Regarding Dhruv, Poornima says she decided to take the teacher into confidence and deal with the issue.

“Six or 16, children need parents to talk to, to confide in and to turn to for help,” says Gauri Ishwaran, principal, Sanskriti School, New Delhi. “If you talk to children logically, they will always respond,” she adds.

But lack of communication can be serious — even fatal. “Victims can suffer from long-term emotional and psychological problems,” says Dr Sen. “They are prone to stress-related ailment, which, in extreme cases, can lead to suicide,” he cautions.

Spot the signs

Warrick says the problem today is that to a great extent, children are raising themselves. She explains, “With both parents busy with work, children feel neglected and start looking for role models outside.
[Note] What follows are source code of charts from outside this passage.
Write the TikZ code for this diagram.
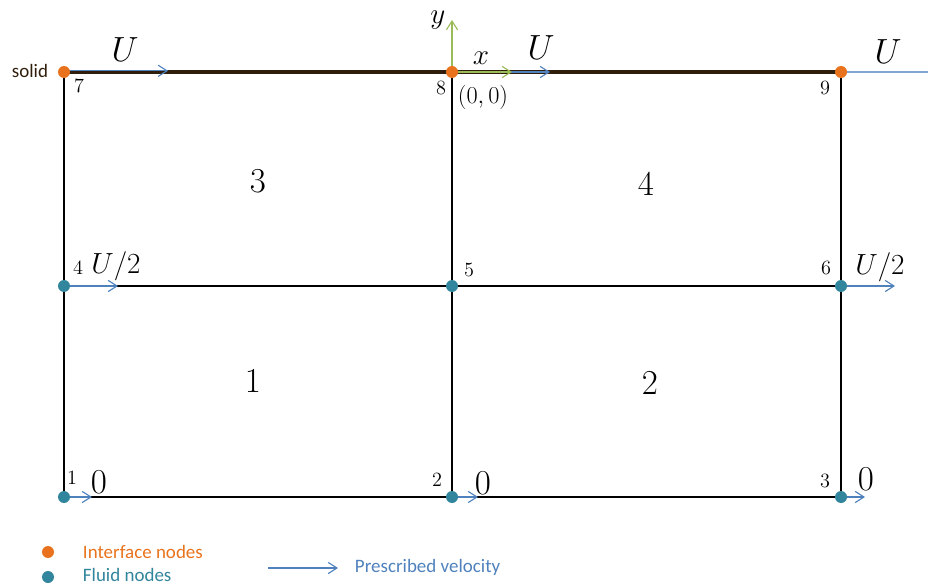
\documentclass[tikz,border=0pt]{standalone}
\usepackage{amsmath,amssymb}
\usepackage{fontspec}
\newfontfamily\legendfont{Carlito}
\usepackage{tikz}
\usetikzlibrary{arrows.meta,calc,positioning}

\definecolor{ifaceorange}{RGB}{232,115,28}
\definecolor{fluidteal}{RGB}{49,133,156}
\definecolor{velblue}{RGB}{79,129,189}
\definecolor{lightvel}{RGB}{127,167,208}
\definecolor{axisgreen}{RGB}{155,187,89}
\definecolor{solidbrown}{RGB}{48,30,12}

\begin{document}
\begin{tikzpicture}[scale=1,
  vel/.style={velblue,line width=0.8pt,-{Straight Barb[length=2.2mm,width=2.8mm]}},
  ax/.style={axisgreen,line width=0.8pt,-{Straight Barb[length=2.2mm,width=2.8mm]}},
  fluid/.style={circle,fill=fluidteal,inner sep=0pt,minimum size=3mm},
  iface/.style={circle,fill=ifaceorange,inner sep=0pt,minimum size=3mm},
  num/.style={font=\fontsize{15}{17}\selectfont},
  elem/.style={font=\fontsize{40}{44}\selectfont},
  bigU/.style={font=\fontsize{26}{30}\selectfont},
  half/.style={font=\fontsize{20}{24}\selectfont},
  leg/.style={font=\legendfont\fontsize{13.5}{15}\selectfont}]
  \useasboundingbox (0,0) rectangle (23.2,14.625);
  % grid points
  \coordinate (n1) at (1.6,2.2);
  \coordinate (n2) at (11.3,2.2);
  \coordinate (n3) at (21.025,2.2);
  \coordinate (n4) at (1.6,7.475);
  \coordinate (n5) at (11.3,7.475);
  \coordinate (n6) at (21.025,7.475);
  \coordinate (n7) at (1.6,12.825);
  \coordinate (n8) at (11.3,12.825);
  \coordinate (n9) at (21.025,12.825);
  % mesh
  \draw[line width=0.8pt] (n1) -- (n3) -- (n9);
  \draw[line width=0.8pt] (n1) -- (n7);
  \draw[line width=0.8pt] (n2) -- (n8);
  \draw[line width=0.8pt] (n4) -- (n6);
  \draw[solidbrown,line width=3.2pt] (n7) -- (n9);
  \draw[lightvel,line width=0.8pt] (n9) -- (23.2,12.825);
  % axes
  \draw[ax] (n8) -- ++(0,1.3) node[pos=1,left=1pt,black,half] {$y$};
  \draw[vel] (n8) -- ++(2.45,0);
  \draw[ax] (n8) -- ++(1.5,0);
  % prescribed velocities
  \draw[vel] ($(n7)+(0,0.03)$) -- ++(2.6,0);
  \draw[vel] (n4) -- ++(1.35,0);
  \draw[vel] (n6) -- ++(1.35,0);
  \draw[vel] (n1) -- ++(0.7,0);
  \draw[vel] (n2) -- ++(0.65,0);
  \draw[vel] (n3) -- ++(0.6,0);
  % dots
  \foreach \n in {n7,n8,n9} \node[iface] at (\n) {};
  \foreach \n in {n1,n2,n3,n4,n5,n6} \node[fluid] at (\n) {};
  % labels
  \node[bigU] (u7) at (3.125,13.375) {$U$};
  \node[bigU] (u8) at (13.525,13.425) {$U$};
  \node[bigU] (u9) at (22.2,13.325) {$U$};
  \node[half] (xl) at (12.025,13.175) {$x$};
  \node[num,font=\fontsize{17}{20}\selectfont] (orig) at (12.075,12.2) {$(0,0)$};
  \node[leg,text=solidbrown] (solid) at (0.75,12.85) {solid};
  \node[num] (l1) at (1.8,2.675) {$1$};
  \node[num] (l2) at (10.925,2.625) {$2$};
  \node[num] (l3) at (20.625,2.6) {$3$};
  \node[num] (l4) at (1.95,7.925) {$4$};
  \node[num] (l5) at (11.725,7.875) {$5$};
  \node[num] (l6) at (20.65,7.925) {$6$};
  \node[num] (l7) at (1.975,12.475) {$7$};
  \node[num] (l8) at (11.025,12.425) {$8$};
  \node[num] (l9) at (20.625,12.425) {$9$};
  \node[half] (h4) at (2.9,7.975) {$U/2$};
  \node[half] (h6) at (22.0,7.95) {$U/2$};
  \node[bigU,font=\fontsize{24}{28}\selectfont] (z1) at (2.475,2.575) {$0$};
  \node[bigU,font=\fontsize{24}{28}\selectfont] (z2) at (12.075,2.55) {$0$};
  \node[bigU,font=\fontsize{24}{28}\selectfont] (z3) at (21.65,2.65) {$0$};
  % elements
  \node[elem] (e1) at (6.325,5.1) {$1$};
  \node[elem] (e2) at (16.25,5.05) {$2$};
  \node[elem] (e3) at (6.45,10.1) {$3$};
  \node[elem] (e4) at (16.15,10.025) {$4$};
  % legend
  \node[iface] (ki) at (1.2,0.825) {};
  \node[fluid] (kf) at (1.2,0.2) {};
  \node[leg,text=ifaceorange,anchor=west] (ti) at (1.95,0.825) {Interface nodes};
  \node[leg,text=fluidteal,anchor=west] (tf) at (1.95,0.24) {Fluid nodes};
  \coordinate (ka) at (6.7,0.425);
  \draw[vel] (ka) -- ++(1.75,0);
  \node[leg,text=velblue,anchor=west] (tv) at (8.75,0.45) {Prescribed velocity};
\end{tikzpicture}
\end{document}
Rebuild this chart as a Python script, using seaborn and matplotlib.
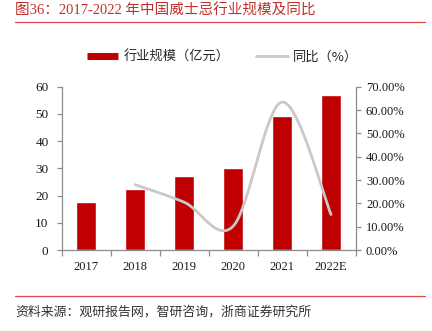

This may manifest itself in the form of bullying.”

Rajat Mitra feels the primary cause of bullying is contempt. “The bully is often insecure,” he says adding, “Bullying is significant around age 10-11, but it is now being seen in younger children.”

Worse, a child could be an angel at home and in class, but a bully in a different setting. “This makes it very difficult for parents and teachers to accept that their child is a bully,” says Dr Sen.

As Ishwaran says, “The answer lies in keeping your ear to the ground to be able to identify both the bully and the victim.” Parents of Aymaan (10), the head boy of junior Modern School, Kamil and Rima Zaheer say parents always need to remain engaged with the child and pick up signals of any possible problem.

Rima sums it up for all parents, “Bullying will always be there. You need to teach your child to be emotionally strong. You cannot take on bullies physically.”